I came up with a solution to the Poker Solitaire question, a quick method to:

- Ensure that all dealt hands will win.
- Use an algorithm that will do this within a reasonable time (which, for me, means almost instantly).
- Still allow random deals from a standard deck of cards (that is, no creating a list of pre-generated games).

The hint came from my proof on how it was possible to lose a Poker Solitaire hand. While it is extremely time-consuming to iterate through possible deals, it is *extremely* simple and quick to determine, in a given deal, how many potential flushes, full houses, and straights the deal has.

In the end, I settled on the following rules for each deal. If a random deal doesn’t meet the criteria, the program automatically deals a new hand. Each deal must:

- Have a minimum of 3 potential flushes.
- Have a minimum of 3 potential full houses
- Contain at least 1 of each possible value (which guarantees at least 2 potential straights)

*NOTE: On my first try, I also allowed deals that were missing at most 1 of the values in the deck, but was still able to produce a losing game. Given that, this should be close to the smallest set of rules necessary.*

I then created the following proof, again by trying to produce the weakest possible hand using the existing rules. The key to dealing a bad hand within the rules is to maximize the number of tradeoffs a player needs to make (e.g., pulling a card from an existing flush to complete a straight). Here’s how I dealt:

**Hold to 3 flushes in the following manner.**The fewer cards of the same suit, the harder it is to keep a flush, since shifting cards can break it. In my example, I used 7 cards each of spades, hearts, and clubs, and then 4 diamonds.**Deal only one 6 and one Jack, using one of the flush suits.**This uses all possible values, but with a bottleneck that limits possible straights to 2. In addition, by using one of the flush suits (in my example, spades), you’re increasing the chance that either the flush or the straight can be broken up.**Hold to 3 triples in the following manner.**Deal 3 each of the values 8, 9, and 10, using spades, hearts, and clubs. By using the flush suits, you increase the necessity of breaking a flush or triple in favor of one or the other. By using consecutive numbers, you create the same tradeoff between triples and straights.**Deal one card each of the values 2-5 from the non-flush suit**. In my example, the 2, 3, 4, and 5 of diamonds. This isolates these values as much as possible from the rest of the cards, and makes them harder to use.**Proceed with the rest of the deal like this.**Deal 2 each of 7s, queens, kings, and aces, staggered along the 3 flush suits. This keeps each of these values down to 2 each. Since we’re already minimizing the straights, it is okay to deal them like this.

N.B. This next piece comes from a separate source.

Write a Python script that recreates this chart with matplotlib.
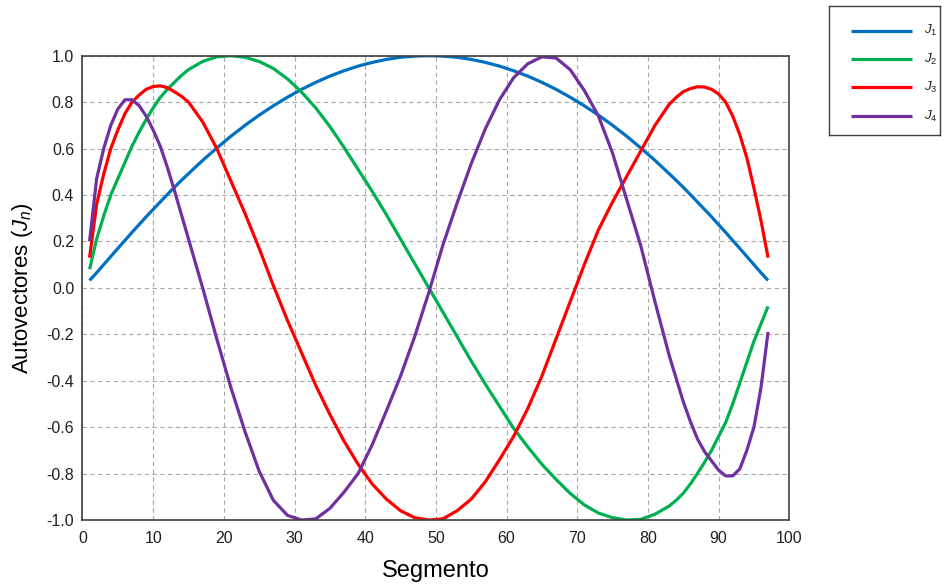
import matplotlib
matplotlib.use("Agg")
import matplotlib.pyplot as plt
from matplotlib.ticker import FixedLocator, FormatStrFormatter

plt.rcParams['font.family'] = ['Liberation Sans', 'DejaVu Sans']
plt.rcParams['mathtext.fontset'] = 'custom'
plt.rcParams['mathtext.rm'] = 'Liberation Sans'
plt.rcParams['mathtext.it'] = 'Liberation Sans:italic'
plt.rcParams['axes.unicode_minus'] = False

# Segment index: every segment near both ends, every other one in the middle
segmento = ([1, 2, 3, 4, 5, 6, 7, 8, 9, 10, 11, 12, 13, 14, 15]
            + [17, 19, 21, 23, 25, 27, 29, 31, 33, 35, 37, 39, 41, 43, 45, 47, 49,
               51, 53, 55, 57, 59, 61, 63, 65, 67, 69, 71, 73, 75, 77, 79, 81]
            + [83, 84, 85, 86, 87, 88, 89, 90, 91, 92, 93, 94, 95, 96, 97])

j1 = ([0.032, 0.065, 0.100, 0.135, 0.170, 0.204, 0.239, 0.272, 0.306, 0.338, 0.370, 0.402,
       0.433, 0.463, 0.492]
      + [0.549, 0.602, 0.653, 0.700, 0.744, 0.784, 0.821, 0.855, 0.885, 0.912, 0.935, 0.955,
         0.971, 0.984, 0.993, 0.998, 1.000,
         0.998, 0.993, 0.984, 0.971, 0.955, 0.935, 0.912, 0.885, 0.855, 0.821, 0.784, 0.744,
         0.700, 0.653, 0.602, 0.549]
      + [0.492, 0.463, 0.433, 0.402, 0.370, 0.338, 0.306, 0.272, 0.239, 0.204, 0.170, 0.135,
         0.100, 0.065, 0.032])

j2 = ([0.08, 0.21, 0.31, 0.40, 0.47, 0.54, 0.61, 0.67, 0.725, 0.775, 0.82, 0.855, 0.885,
       0.915, 0.94]
      + [0.975, 0.995, 1.0, 0.993, 0.975, 0.945, 0.90, 0.843, 0.775, 0.695, 0.605, 0.51,
         0.415, 0.315, 0.21, 0.105, 0.0,
         -0.105, -0.21, -0.315, -0.415, -0.51, -0.605, -0.685, -0.76, -0.825, -0.885, -0.935,
         -0.97, -0.99, -1.0, -0.997, -0.975]
      + [-0.94, -0.915, -0.885, -0.845, -0.80, -0.752, -0.70, -0.64, -0.58, -0.50, -0.41,
         -0.32, -0.23, -0.155, -0.08])

j3 = ([0.13, 0.36, 0.49, 0.60, 0.68, 0.75, 0.80, 0.83, 0.855, 0.867, 0.87, 0.862, 0.845,
       0.825, 0.80]
      + [0.715, 0.60, 0.46, 0.32, 0.17, 0.01, -0.14, -0.28, -0.42, -0.545, -0.66, -0.76,
         -0.845, -0.91, -0.96, -0.99, -1.0,
         -0.995, -0.96, -0.91, -0.835, -0.74, -0.64, -0.52, -0.38, -0.22, -0.06, 0.10, 0.25,
         0.37, 0.48, 0.59, 0.70]
      + [0.79, 0.82, 0.845, 0.858, 0.866, 0.865, 0.855, 0.835, 0.80, 0.74, 0.66, 0.56, 0.43,
         0.29, 0.13])

j4 = ([0.20, 0.47, 0.60, 0.70, 0.77, 0.81, 0.81, 0.785, 0.74, 0.68, 0.61, 0.52, 0.42,
       0.315, 0.21]
      + [0.0, -0.22, -0.43, -0.62, -0.79, -0.915, -0.98, -1.0, -0.995, -0.95, -0.88, -0.80,
         -0.675, -0.53, -0.38, -0.21, -0.02,
         0.185, 0.365, 0.535, 0.685, 0.81, 0.905, 0.965, 0.995, 0.99, 0.94, 0.85, 0.74, 0.58,
         0.38, 0.18, -0.06]
      + [-0.29, -0.39, -0.49, -0.575, -0.65, -0.705, -0.745, -0.785, -0.81, -0.81, -0.78,
         -0.70, -0.60, -0.43, -0.19])

series = [j1, j2, j3, j4]
labels = [r'$J_1$', r'$J_2$', r'$J_3$', r'$J_4$']
colors = ['#0070C0', '#00B050', '#FF0000', '#7030A0']
x_ticks = [0, 10, 20, 30, 40, 50, 60, 70, 80, 90, 100]
y_ticks = [-1.0, -0.8, -0.6, -0.4, -0.2, 0.0, 0.2, 0.4, 0.6, 0.8, 1.0]

fig = plt.figure(figsize=(9.45, 5.86), dpi=100)
ax = fig.add_axes([0.0873, 0.1126, 0.7479, 0.7924])

for vals, lab, col in zip(series, labels, colors):
    ax.plot(segmento, vals, color=col, linewidth=2.3, label=lab,
            solid_joinstyle='round', solid_capstyle='butt')

ax.set_xlim(0, 100)
ax.set_ylim(-1.0, 1.0)
ax.xaxis.set_major_locator(FixedLocator(x_ticks))
ax.yaxis.set_major_locator(FixedLocator(y_ticks))
ax.yaxis.set_major_formatter(FormatStrFormatter('%.1f'))
ax.tick_params(axis='x', length=0, labelsize=11.5, pad=8, colors='#202020')
ax.tick_params(axis='y', length=0, labelsize=11.5, pad=6, colors='#202020')
ax.grid(True, color='#a8a8a8', linestyle=(0, (4, 3)), linewidth=0.8)
ax.set_axisbelow(True)
for sp in ax.spines.values():
    sp.set_color('#404040')
    sp.set_linewidth(1.2)

ax.set_xlabel('Segmento', fontsize=17, labelpad=10)
ax.set_ylabel(r'Autovectores ($J_n$)', fontsize=16, labelpad=8)

# legend box drawn in its own small axes, outside the plot on the right
lax = fig.add_axes([0.8772, 0.7696, 0.1175, 0.2201])
lax.set_xlim(0, 1)
lax.set_ylim(0, 1)
lax.set_xticks([])
lax.set_yticks([])
for sp in lax.spines.values():
    sp.set_color('#404040')
    sp.set_linewidth(1.0)
rows_y = [0.8085, 0.5876, 0.3698, 0.147]
for yy, lab, col in zip(rows_y, labels, colors):
    lax.plot([0.198, 0.748], [yy, yy], color=col, linewidth=2.3, solid_capstyle='butt')
    lax.text(0.855, yy, lab, fontsize=9.5, va='center', ha='left', color='#202020')

fig.savefig('out.png', dpi=100)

Following these rules, you can deal 23 of the 25 cards. After this, the least useful cards would be one of the values 2, 3, or 4 from the flush suits . This creates another value bottleneck (at 5), and all it does is give the hand 2 more pairs. I chose the 2 of hearts and 3 of clubs.

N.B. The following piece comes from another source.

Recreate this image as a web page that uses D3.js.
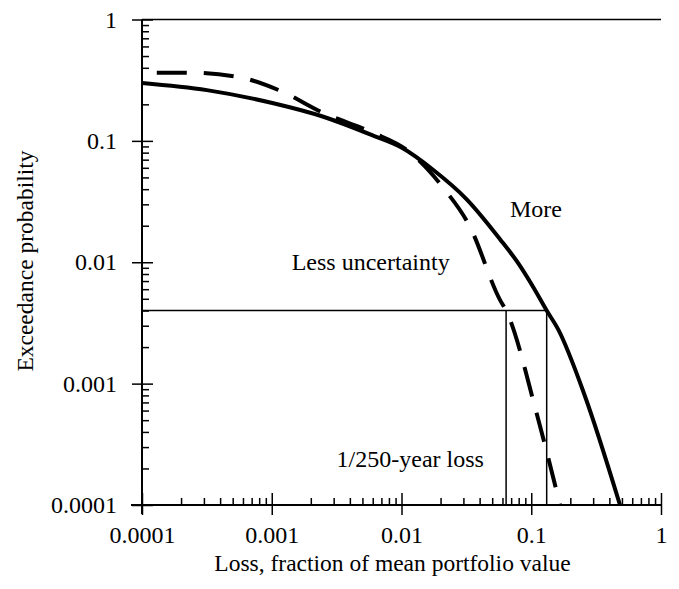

Despite all these limitations, you can still win this hand with a combination of straights and flushes (the easiest rows to create):

7S | 8S | 9S | 10S | KS |

3C | 8C | 9C | 10C | AC |

2H | 7H | 8H | 9H | QH |

10H | JS | QC | KC | AH |

2D | 3D | 4D | 5D | 6C |

So finally, you’re guaranteed to win! No more chances of endlessly shifting around cards.

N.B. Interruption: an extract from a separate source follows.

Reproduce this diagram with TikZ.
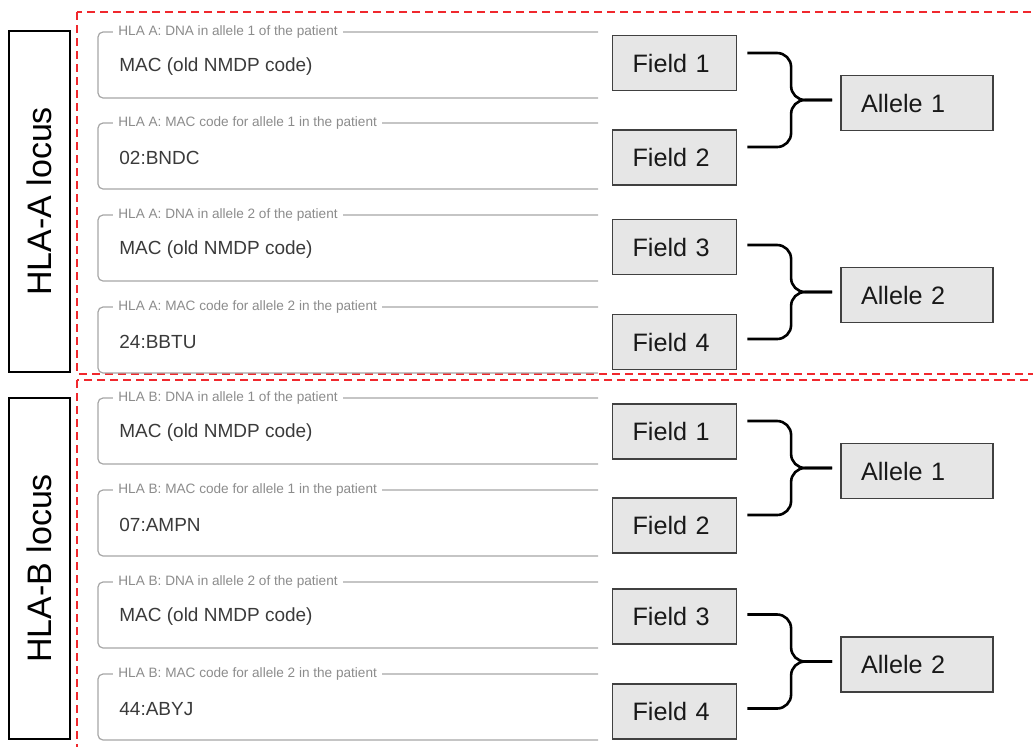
\documentclass[tikz,border=0pt]{standalone}
\usepackage{fontspec}
\setmainfont{Liberation Sans}
\usetikzlibrary{calc}

\definecolor{boxgray}{HTML}{E6E6E6}
\definecolor{boxline}{HTML}{404040}
\definecolor{formline}{HTML}{A6A6A6}
\definecolor{formgray}{HTML}{8C8C8C}
\definecolor{formtext}{HTML}{3A3A3A}
\definecolor{locusred}{HTML}{F0282D}

\begin{document}
\begin{tikzpicture}[x=0.5pt, y=-0.5pt,
	locus/.style={draw, line width=0.7pt, rotate=90, minimum width=170.5pt, minimum height=30.5pt, inner sep=0pt, font=\fontsize{17}{20}\selectfont},
	locusframe/.style={draw=locusred, line width=0.8pt, dash pattern=on 4pt off 2.5pt},
	formbox/.style={draw=formline, line width=0.6pt, rounded corners=2.5pt},
	formlabel/.style={fill=white, text=formgray, inner xsep=2.5pt, inner ysep=1pt, anchor=west, font=\fontsize{6.8}{8}\selectfont},
	formvalue/.style={text=formtext, inner sep=0pt, anchor=west, font=\fontsize{9.5}{11}\selectfont},
	fieldbox/.style={draw=boxline, fill=boxgray, line width=0.9pt, text=black!90, inner xsep=10pt, text width=42pt, align=left, minimum height=27.5pt, font=\fontsize{12.6}{15}\selectfont},
	allelebox/.style={fieldbox, text width=56pt},
	brace/.style={draw, line width=1.3pt, rounded corners=7pt}
]
	\useasboundingbox (0,0) rectangle (1033,746);
	\clip (0,0) rectangle (1033,746);

	% Loci
	\node[locus] (la) at (39.5,201.5) {HLA-A locus};
	\node[locus] (lb) at (39.5,568.5) {HLA-B locus};
	\draw[locusframe] (77,12) rectangle (1050,374);
	\draw[locusframe] (77,380) rectangle (1050,760);

	% Form fields
	\foreach \t/\lab/\val [count=\i] in {
		32/{HLA A: DNA in allele 1 of the patient}/{MAC (old NMDP code)},
		123/{HLA A: MAC code for allele 1 in the patient}/{02:BNDC},
		215/{HLA A: DNA in allele 2 of the patient}/{MAC (old NMDP code)},
		307/{HLA A: MAC code for allele 2 in the patient}/{24:BBTU},
		398/{HLA B: DNA in allele 1 of the patient}/{MAC (old NMDP code)},
		490/{HLA B: MAC code for allele 1 in the patient}/{07:AMPN},
		582/{HLA B: DNA in allele 2 of the patient}/{MAC (old NMDP code)},
		674/{HLA B: MAC code for allele 2 in the patient}/{44:ABYJ}} {
		\draw[formbox] (598,\t) -- (98,\t) -- (98,\t+66) -- (598,\t+66);
		\node[formlabel] (lab\i) at (113,\t) {\lab};
		\node[formvalue] (val\i) at (119,\t+35) {\val};
	}

	% Fields and alleles
	\node[fieldbox] (fa1) at (674.5,63) {Field 1};
	\node[fieldbox] (fa2) at (674.5,157.5) {Field 2};
	\node[fieldbox] (fa3) at (674.5,247) {Field 3};
	\node[fieldbox] (fa4) at (674.5,342) {Field 4};
	\node[fieldbox] (fb1) at (674.5,431.5) {Field 1};
	\node[fieldbox] (fb2) at (674.5,525.5) {Field 2};
	\node[fieldbox] (fb3) at (674.5,616.5) {Field 3};
	\node[fieldbox] (fb4) at (674.5,711.5) {Field 4};

	\node[allelebox] (aa1) at (917,103) {Allele 1};
	\node[allelebox] (aa2) at (917,295) {Allele 2};
	\node[allelebox] (ab1) at (917,471) {Allele 1};
	\node[allelebox] (ab2) at (917,664.5) {Allele 2};

	% Braces
	\foreach \up/\down/\al in {fa1/fa2/aa1, fa3/fa4/aa2, fb1/fb2/ab1, fb3/fb4/ab2} {
		\draw[brace] ($(\up.east |- \al.west)+(10,-50)$) -| ($(\al.west)+(-49,-3)$) -- ($(\al.west)+(-8,-3)$);
		\draw[brace] ($(\down.east |- \al.west)+(10,44)$) -| ($(\al.west)+(-49,-3)$) -- ($(\al.west)+(-8,-3)$);
	}

\end{tikzpicture}
\end{document}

This being proven, I’m just about done with Poker Solitaire. This was supposed to be a simple app game taking several hours of coding. It ended up feeling like a work project and a university midterm rolled into one. I’m off to post this on Newgrounds. After some feedback, and perhaps updating the graphics a bit, I’m going to throw it into the WebView of an Android app, and then into my outbox.